- [Data shown]:

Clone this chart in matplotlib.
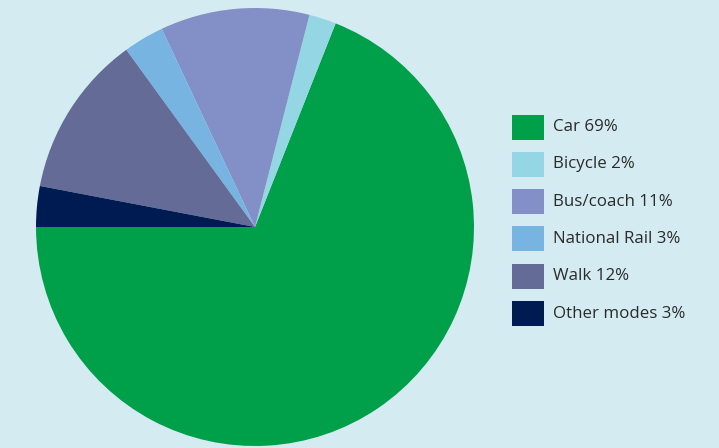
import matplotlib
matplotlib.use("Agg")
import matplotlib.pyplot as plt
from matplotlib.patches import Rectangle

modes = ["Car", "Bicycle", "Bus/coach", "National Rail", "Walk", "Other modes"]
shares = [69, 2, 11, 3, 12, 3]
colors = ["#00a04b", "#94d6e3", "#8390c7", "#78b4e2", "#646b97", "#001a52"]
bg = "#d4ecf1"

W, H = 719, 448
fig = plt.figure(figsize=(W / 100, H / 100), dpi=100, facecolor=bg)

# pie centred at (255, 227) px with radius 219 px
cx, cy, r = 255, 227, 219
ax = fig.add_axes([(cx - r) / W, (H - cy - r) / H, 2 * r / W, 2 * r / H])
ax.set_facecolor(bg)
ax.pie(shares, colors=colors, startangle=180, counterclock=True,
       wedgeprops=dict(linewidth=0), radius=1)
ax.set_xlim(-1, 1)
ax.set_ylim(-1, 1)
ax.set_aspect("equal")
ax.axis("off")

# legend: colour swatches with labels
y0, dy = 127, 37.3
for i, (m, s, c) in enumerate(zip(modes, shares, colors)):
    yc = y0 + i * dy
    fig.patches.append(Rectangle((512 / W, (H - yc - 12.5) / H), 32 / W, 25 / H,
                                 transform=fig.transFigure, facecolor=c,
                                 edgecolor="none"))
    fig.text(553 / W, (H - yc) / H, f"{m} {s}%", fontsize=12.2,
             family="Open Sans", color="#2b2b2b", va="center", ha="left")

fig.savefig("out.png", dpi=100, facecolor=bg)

- [To be done]: Reproduce all of the material above word for word. Omit the pictures.

- [Output of the exercise]:
Clone this chart in matplotlib.
import matplotlib
matplotlib.use("Agg")
import matplotlib.pyplot as plt
from matplotlib.patches import Rectangle

modes = ["Car", "Bicycle", "Bus/coach", "National Rail", "Walk", "Other modes"]
shares = [69, 2, 11, 3, 12, 3]
colors = ["#00a04b", "#94d6e3", "#8390c7", "#78b4e2", "#646b97", "#001a52"]
bg = "#d4ecf1"

W, H = 719, 448
fig = plt.figure(figsize=(W / 100, H / 100), dpi=100, facecolor=bg)

# pie centred at (255, 227) px with radius 219 px
cx, cy, r = 255, 227, 219
ax = fig.add_axes([(cx - r) / W, (H - cy - r) / H, 2 * r / W, 2 * r / H])
ax.set_facecolor(bg)
ax.pie(shares, colors=colors, startangle=180, counterclock=True,
       wedgeprops=dict(linewidth=0), radius=1)
ax.set_xlim(-1, 1)
ax.set_ylim(-1, 1)
ax.set_aspect("equal")
ax.axis("off")

# legend: colour swatches with labels
y0, dy = 127, 37.3
for i, (m, s, c) in enumerate(zip(modes, shares, colors)):
    yc = y0 + i * dy
    fig.patches.append(Rectangle((512 / W, (H - yc - 12.5) / H), 32 / W, 25 / H,
                                 transform=fig.transFigure, facecolor=c,
                                 edgecolor="none"))
    fig.text(553 / W, (H - yc) / H, f"{m} {s}%", fontsize=12.2,
             family="Open Sans", color="#2b2b2b", va="center", ha="left")

fig.savefig("out.png", dpi=100, facecolor=bg)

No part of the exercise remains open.